Through ECS, DHS will be able to share information about new attack signatures and other means of detecting and mitigating cyberthreats with CSPs. However, a Government Accountability Office report on cybersecurity issued the same month as the executive order, notes that “According to DHS, a secure environment for sharing cybersecurity information, at all classification levels, is not expected to be fully operational until fiscal year 2018.”

While the executive order also calls for the development of technology neutral cybersecurity standards within one year, compliance would be voluntary, perhaps limiting the ultimate impact of any standards. The order does call for possible incentives to induce compliance.

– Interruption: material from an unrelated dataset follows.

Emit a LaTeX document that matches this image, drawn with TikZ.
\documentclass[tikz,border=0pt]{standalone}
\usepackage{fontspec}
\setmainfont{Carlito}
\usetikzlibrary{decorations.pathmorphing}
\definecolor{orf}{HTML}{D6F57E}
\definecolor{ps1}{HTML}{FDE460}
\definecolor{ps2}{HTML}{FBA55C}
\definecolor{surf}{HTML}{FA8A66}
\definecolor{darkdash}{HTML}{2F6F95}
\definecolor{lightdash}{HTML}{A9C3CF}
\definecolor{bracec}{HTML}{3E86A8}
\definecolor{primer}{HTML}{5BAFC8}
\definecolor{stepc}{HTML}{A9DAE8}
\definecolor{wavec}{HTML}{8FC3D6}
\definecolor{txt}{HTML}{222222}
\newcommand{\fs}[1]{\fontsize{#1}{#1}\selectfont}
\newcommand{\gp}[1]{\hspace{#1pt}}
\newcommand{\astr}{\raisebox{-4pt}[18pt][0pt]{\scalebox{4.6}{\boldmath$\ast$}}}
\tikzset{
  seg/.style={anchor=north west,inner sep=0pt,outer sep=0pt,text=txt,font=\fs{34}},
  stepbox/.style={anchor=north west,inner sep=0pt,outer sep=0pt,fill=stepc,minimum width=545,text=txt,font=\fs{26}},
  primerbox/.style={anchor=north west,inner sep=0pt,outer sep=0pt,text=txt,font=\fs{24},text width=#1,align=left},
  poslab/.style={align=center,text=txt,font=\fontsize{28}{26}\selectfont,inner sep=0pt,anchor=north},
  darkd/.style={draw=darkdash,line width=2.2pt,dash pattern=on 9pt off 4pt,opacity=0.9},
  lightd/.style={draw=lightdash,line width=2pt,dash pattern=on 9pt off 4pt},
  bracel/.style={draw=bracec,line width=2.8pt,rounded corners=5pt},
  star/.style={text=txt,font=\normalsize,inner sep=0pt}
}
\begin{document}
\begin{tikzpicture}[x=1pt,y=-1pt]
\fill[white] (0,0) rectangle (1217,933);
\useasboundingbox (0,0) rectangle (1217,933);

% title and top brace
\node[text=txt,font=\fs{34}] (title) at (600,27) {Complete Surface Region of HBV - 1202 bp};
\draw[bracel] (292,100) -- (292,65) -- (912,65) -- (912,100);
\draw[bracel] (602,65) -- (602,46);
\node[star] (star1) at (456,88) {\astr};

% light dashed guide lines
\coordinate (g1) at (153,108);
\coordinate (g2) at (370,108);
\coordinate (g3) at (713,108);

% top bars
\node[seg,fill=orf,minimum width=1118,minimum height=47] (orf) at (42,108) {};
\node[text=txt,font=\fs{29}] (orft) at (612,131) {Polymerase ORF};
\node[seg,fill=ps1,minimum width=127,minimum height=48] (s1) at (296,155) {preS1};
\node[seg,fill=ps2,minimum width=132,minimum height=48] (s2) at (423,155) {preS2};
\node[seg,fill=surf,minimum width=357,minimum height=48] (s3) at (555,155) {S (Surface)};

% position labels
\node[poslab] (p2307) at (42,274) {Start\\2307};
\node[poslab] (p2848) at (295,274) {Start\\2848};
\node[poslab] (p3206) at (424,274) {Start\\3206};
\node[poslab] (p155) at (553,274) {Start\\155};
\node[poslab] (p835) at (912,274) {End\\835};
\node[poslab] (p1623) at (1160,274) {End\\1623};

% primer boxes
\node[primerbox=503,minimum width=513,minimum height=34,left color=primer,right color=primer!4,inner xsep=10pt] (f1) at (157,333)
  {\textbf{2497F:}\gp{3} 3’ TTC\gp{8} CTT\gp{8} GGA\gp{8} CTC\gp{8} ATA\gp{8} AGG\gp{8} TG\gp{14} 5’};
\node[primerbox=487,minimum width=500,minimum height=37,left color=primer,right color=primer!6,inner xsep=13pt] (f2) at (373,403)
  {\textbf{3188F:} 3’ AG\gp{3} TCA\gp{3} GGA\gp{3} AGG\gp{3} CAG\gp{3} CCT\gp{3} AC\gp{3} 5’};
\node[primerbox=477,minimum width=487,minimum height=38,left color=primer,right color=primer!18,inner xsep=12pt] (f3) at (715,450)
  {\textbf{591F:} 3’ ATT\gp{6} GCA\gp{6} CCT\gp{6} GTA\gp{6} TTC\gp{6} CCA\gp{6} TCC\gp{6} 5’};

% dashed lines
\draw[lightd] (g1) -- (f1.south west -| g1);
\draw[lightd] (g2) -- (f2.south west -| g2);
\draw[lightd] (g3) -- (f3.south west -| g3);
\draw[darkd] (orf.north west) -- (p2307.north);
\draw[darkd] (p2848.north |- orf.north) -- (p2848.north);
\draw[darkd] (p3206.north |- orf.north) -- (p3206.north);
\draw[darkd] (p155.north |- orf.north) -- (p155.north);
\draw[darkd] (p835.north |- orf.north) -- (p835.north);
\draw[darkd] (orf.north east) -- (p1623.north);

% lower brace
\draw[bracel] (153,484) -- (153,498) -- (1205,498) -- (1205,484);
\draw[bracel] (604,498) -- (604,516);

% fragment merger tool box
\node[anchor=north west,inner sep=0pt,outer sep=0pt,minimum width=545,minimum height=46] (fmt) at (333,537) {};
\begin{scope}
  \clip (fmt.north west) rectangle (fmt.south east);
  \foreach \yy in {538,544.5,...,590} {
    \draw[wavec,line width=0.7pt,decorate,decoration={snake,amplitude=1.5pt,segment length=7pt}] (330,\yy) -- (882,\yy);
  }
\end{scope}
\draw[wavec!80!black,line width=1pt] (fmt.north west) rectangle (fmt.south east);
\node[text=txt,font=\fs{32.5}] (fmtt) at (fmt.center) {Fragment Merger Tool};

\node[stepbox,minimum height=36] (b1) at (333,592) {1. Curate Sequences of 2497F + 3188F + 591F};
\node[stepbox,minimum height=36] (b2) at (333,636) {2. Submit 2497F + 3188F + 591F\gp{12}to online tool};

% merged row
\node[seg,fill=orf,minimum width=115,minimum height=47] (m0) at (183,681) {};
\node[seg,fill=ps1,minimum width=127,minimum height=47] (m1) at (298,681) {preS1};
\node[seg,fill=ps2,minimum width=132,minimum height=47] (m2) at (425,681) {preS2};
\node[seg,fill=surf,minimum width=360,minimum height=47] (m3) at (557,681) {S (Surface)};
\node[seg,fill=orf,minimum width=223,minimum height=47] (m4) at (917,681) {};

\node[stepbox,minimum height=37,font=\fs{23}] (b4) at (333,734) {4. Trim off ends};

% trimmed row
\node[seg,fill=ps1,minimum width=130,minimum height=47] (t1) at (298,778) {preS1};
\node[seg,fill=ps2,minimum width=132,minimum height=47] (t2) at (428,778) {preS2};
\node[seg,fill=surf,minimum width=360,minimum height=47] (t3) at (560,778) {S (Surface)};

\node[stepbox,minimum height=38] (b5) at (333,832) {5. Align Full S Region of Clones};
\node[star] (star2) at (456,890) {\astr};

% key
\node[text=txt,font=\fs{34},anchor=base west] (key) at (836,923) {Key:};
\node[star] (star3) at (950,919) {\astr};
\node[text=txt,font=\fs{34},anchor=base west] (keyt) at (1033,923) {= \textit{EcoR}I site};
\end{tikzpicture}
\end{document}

The White House also announced a stepped-up effort to protect trade secrets of U.S. companies through stronger diplomatic efforts, stronger enforcement actions to catch those who steal trade secrets, greater efforts to encourage businesses to strengthen protections against theft, and outreach to educate the public.

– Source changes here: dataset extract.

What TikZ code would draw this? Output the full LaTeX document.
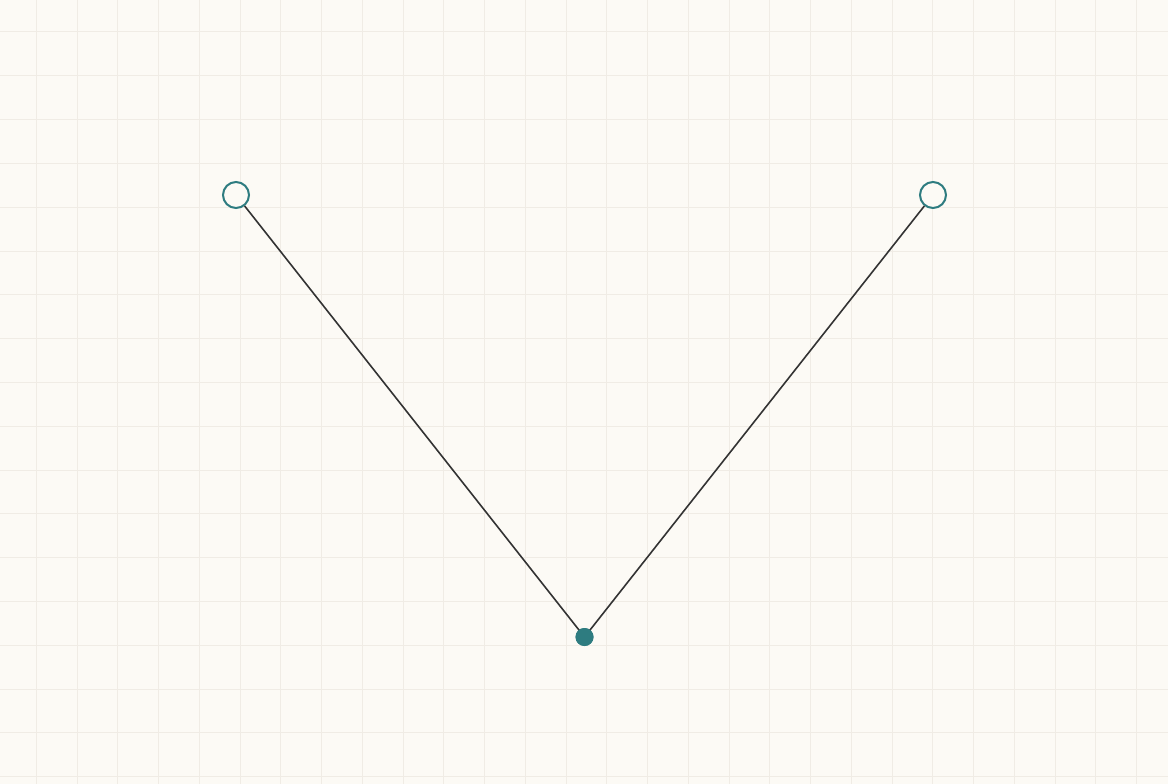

The White House push for better information sharing addresses some of Connelly’s concerns, but the executive branch can only do so much. “An Executive Order signed by the President... does not take the place of legislation for the needed changes across the cyber security landscape,” McConnell said. “Legislation must address issues such as sharing sensitive government information with the private sector for better protection; standards for raising our collective cyber security posture; and incentives—such as liability protection—for industry members who voluntarily meet higher standards. Legislation also is required to provide appropriate authorities and direction to executive departments of government for improved coordination and cooperation to protect the nation.”

And without legislation, the issue of bureaucratic turf wars may continue to get in the way of the country’s ability to effectively fight the next cyberwar.